The Interactive Advertising Bureau (IAB) announced Wednesday that its ad-sizing committee recommended a standard suite of four ad sizes for publishers, the Universal Ad Package, to give agencies an easy and efficient way to design online ads to run across a number of sites.
“There’s certainly been a recommendation we’ve heard very loudly that we need to make the business more effective and more efficient,” said Greg Stuart, IAB’s president and chief executive. “And at the end of the day, I think it’s the publishers responsibility to do that.”
Adam Gerber, interactive committee chairman of the American Association of Advertising Agencies (AAAA), supports the standards, saying they “will result in a stronger, more unified creative palette and will make it simple to reach a majority of the Internet audience.”
The committee, which includes AOL, MSN, Yahoo and CNET Networks, settled on four large sizes, including a brand-new ad size that would be the largest IAB has endorsed, sending the clear message that, in its opinion, bigger is better for online ads.
The Universal Ad Package, which is a subset of the 15 ad sizes on which the IAB has guidelines, includes four sizes of ads: a 160 x 600 “wide skyscraper,” a 300 x 250 “medium rectangle,” an 180 x 150 “rectangle,” and a 728 x 90 “leader board.” This is down from the six sizes recommended when the IAB last issued guidelines, in February 2001.
Notably absent from the list of specifications is the 468 x 60 banner — or the “much-maligned banner,” as Stuart jokingly called it. While defending its effectiveness, Stuart said agencies felt the industry needed to move in a different direction, to larger and more innovative formats. He also said the banner had developed a stigma, as the symbol of online advertising’s problems over the last two years.
“It’s premature to say for sure where it will end up,” he said. “If it dies, we’re not going to be crying for it.”
The IAB will solicit feedback from members over the next two months at its Web site.
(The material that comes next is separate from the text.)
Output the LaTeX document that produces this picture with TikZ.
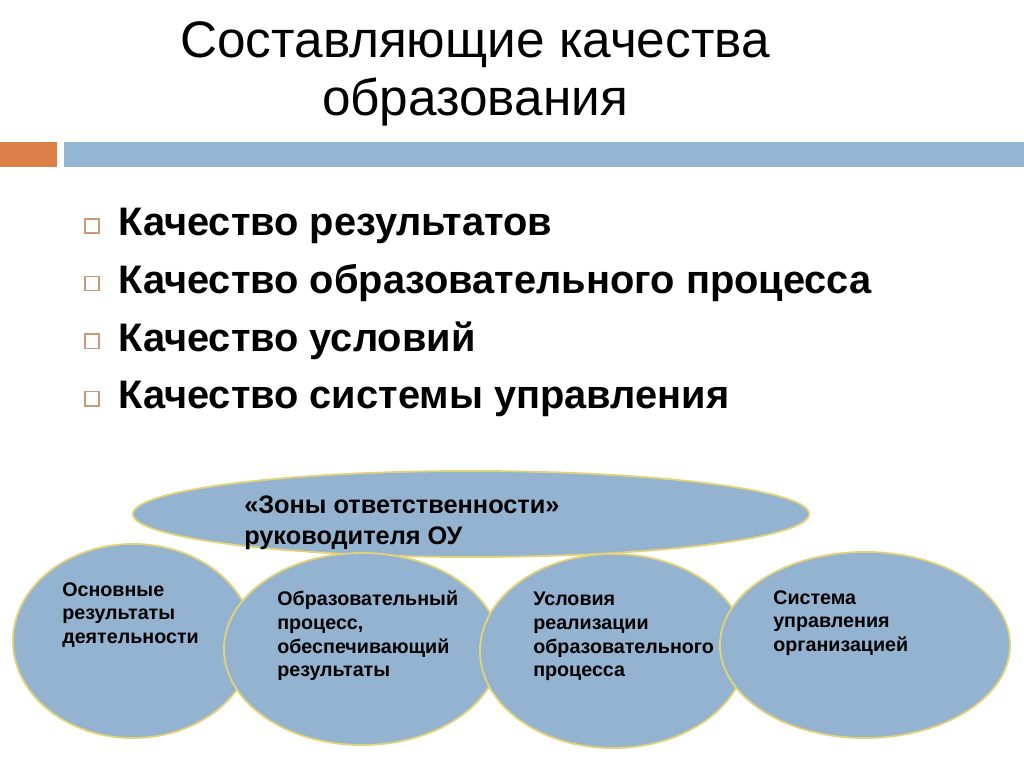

Stuart said that, after some tweaks, the package would be presented to agencies and advertisers in February, with publishers expected to reach compliance over the next year to 18 months.
The year to 18-month window gives publishers time to alter their content management systems to accept the standard formats, Stuart said.
The Universal Ad Package will also include IAB guidelines for such things as file weight (in GIF/JPEG and Flash), animation length and audio.
The newest and largest format is the leader board, which was pioneered by CNET. Stuart credited the IAB’s chairman, Shelby Bonnie, for his leadership on the issue.
“People at the top of each one of the major Internet businesses have worked for Shelby,” noted Stuart. “He’s quite a force in getting stuff like this done.”
Jeff Bernstein, MSN’s director of ad planning and the committee’s chairman, praised the cooperative work of the committee’s other members for working together to make the changes necessary for the industry to move forward.
“There was a ton of cooperation on this,” he said. “There was a general recognition among the publishers that we’re not just battling each other but we’re also battling other media” for advertising dollars.
Bernstein said the committee’s member companies solicited agency feedback and shared their own research into how users’ perceived and interacted with various sizes, determining which were the most effective.
The online ad industry still faces a host of nettlesome standards problems, according to AAAA’s Gerber, including rich media, streaming and broadband specifications.